The California Coastal Commission’s Misguided L.C.P.


As a lifelong Marshall resident, an organic dairy farmer and the founder and C.E.O. of Straus Family Creamery, I feel that we as a farming community are at a crisis point due to the April 24 California Coastal Commission proposal that will undermine one of Marin’s most important agricultural areas. Since my teens, I have been an active environmentalist and a farmer, and have been involved in community organizations. My family has worked for many decades to help create a common vision of a viable rural community and sustainable family farming in Marin. After nine long years of negotiations, even in the face of 11th-hour revisions by coastal commission staff, community members and farmers have repeatedly stepped up in good faith to offer numerous compromises. Now we have reached an impasse. I have lost trust in the coastal commission as a community partner. 

It is now clear that county elected officials must intercede, taking back control of this process for the good of our community. Agreements on the Local Coastal Program, which sets the rules for development in the coastal zone and has direct impact on my farming community, have been consistently dismissed, ignored or subverted by the commission. Current proposals by the commission would impose arbitrary, burdensome, cookie-cutter regulations, and are designed to threaten agriculture and the communities it supports. If adopted, this program would be the demise of coastal-zone agriculture in Marin.

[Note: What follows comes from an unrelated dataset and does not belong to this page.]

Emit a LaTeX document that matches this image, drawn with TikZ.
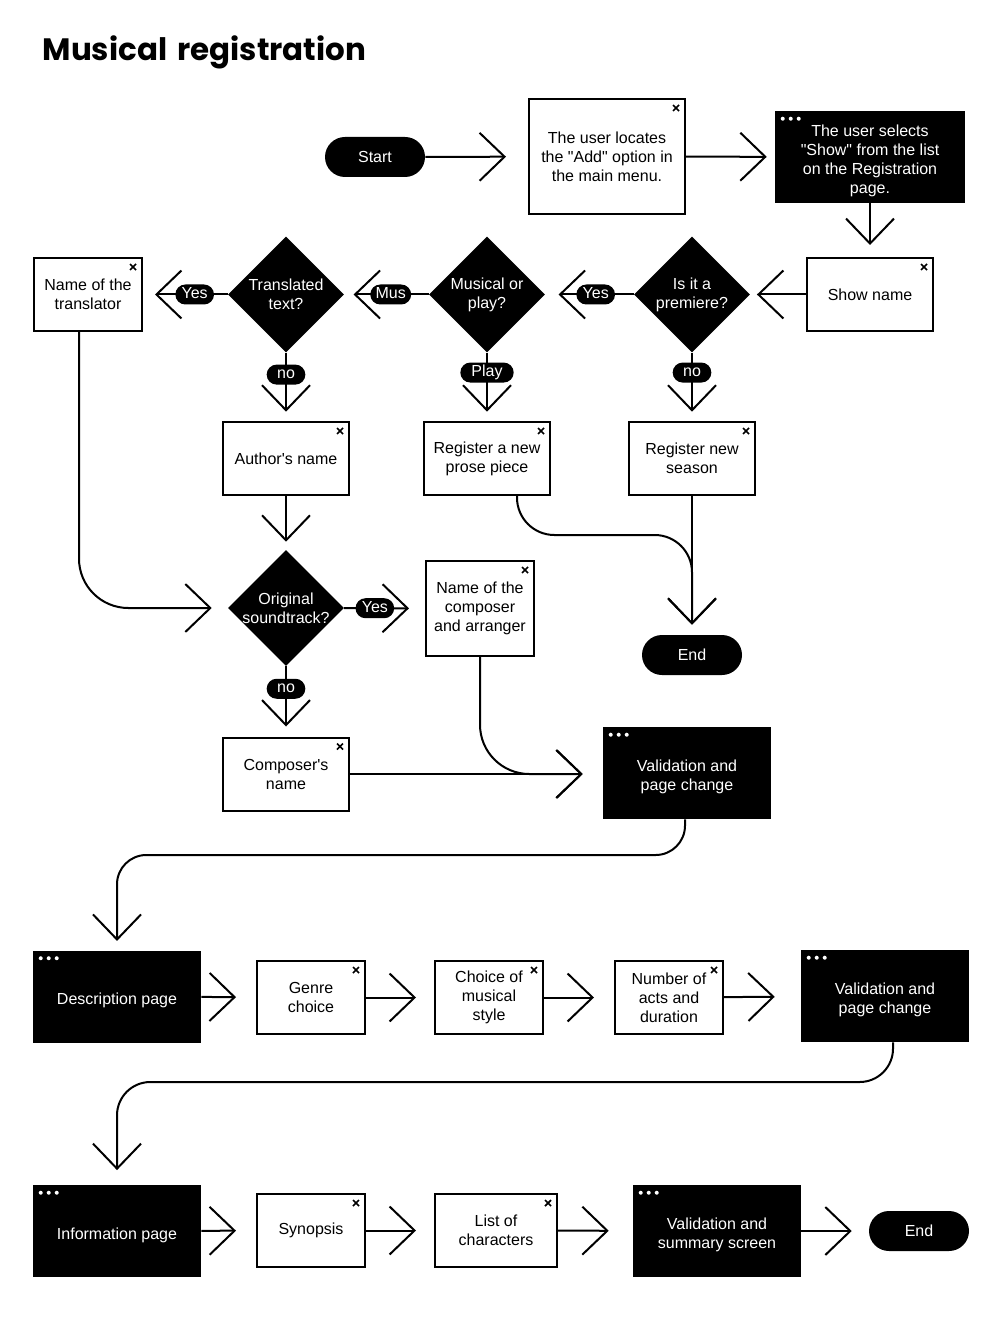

Marin County elected officials have for many decades helped sustain agricultural communities and have worked together with community members to develop relevant and forward-looking plans. Unlike county officials, coastal commissioners are appointed, not elected, and their staff is not accountable to the public. The proposal to require coastal permits for most agricultural activities and most home repairs effectively removes regulatory authority from effective, responsive locally elected officials. For example, county officials rely on the Marin County Agricultural Commissioner, who has certified most of the 46,000 organic acres in Marin, has knowledge and experience in farming practice and educates the Board of Supervisors and the public on farming’s economic and environmental impacts.

Longtime collaboration between community members and county officials has created a vital organic farming community in Marin that is a model to the nation. I urge the Board of Supervisors to retain its authority and continue to actively oversee the L.C.P. It’s time for county officials to stand with our rural coastal communities and prevent the demise of our coastal farms and communities. 


Albert Straus is the founder and C.E.O. of Straus Family Creamery. He lives in Marshall.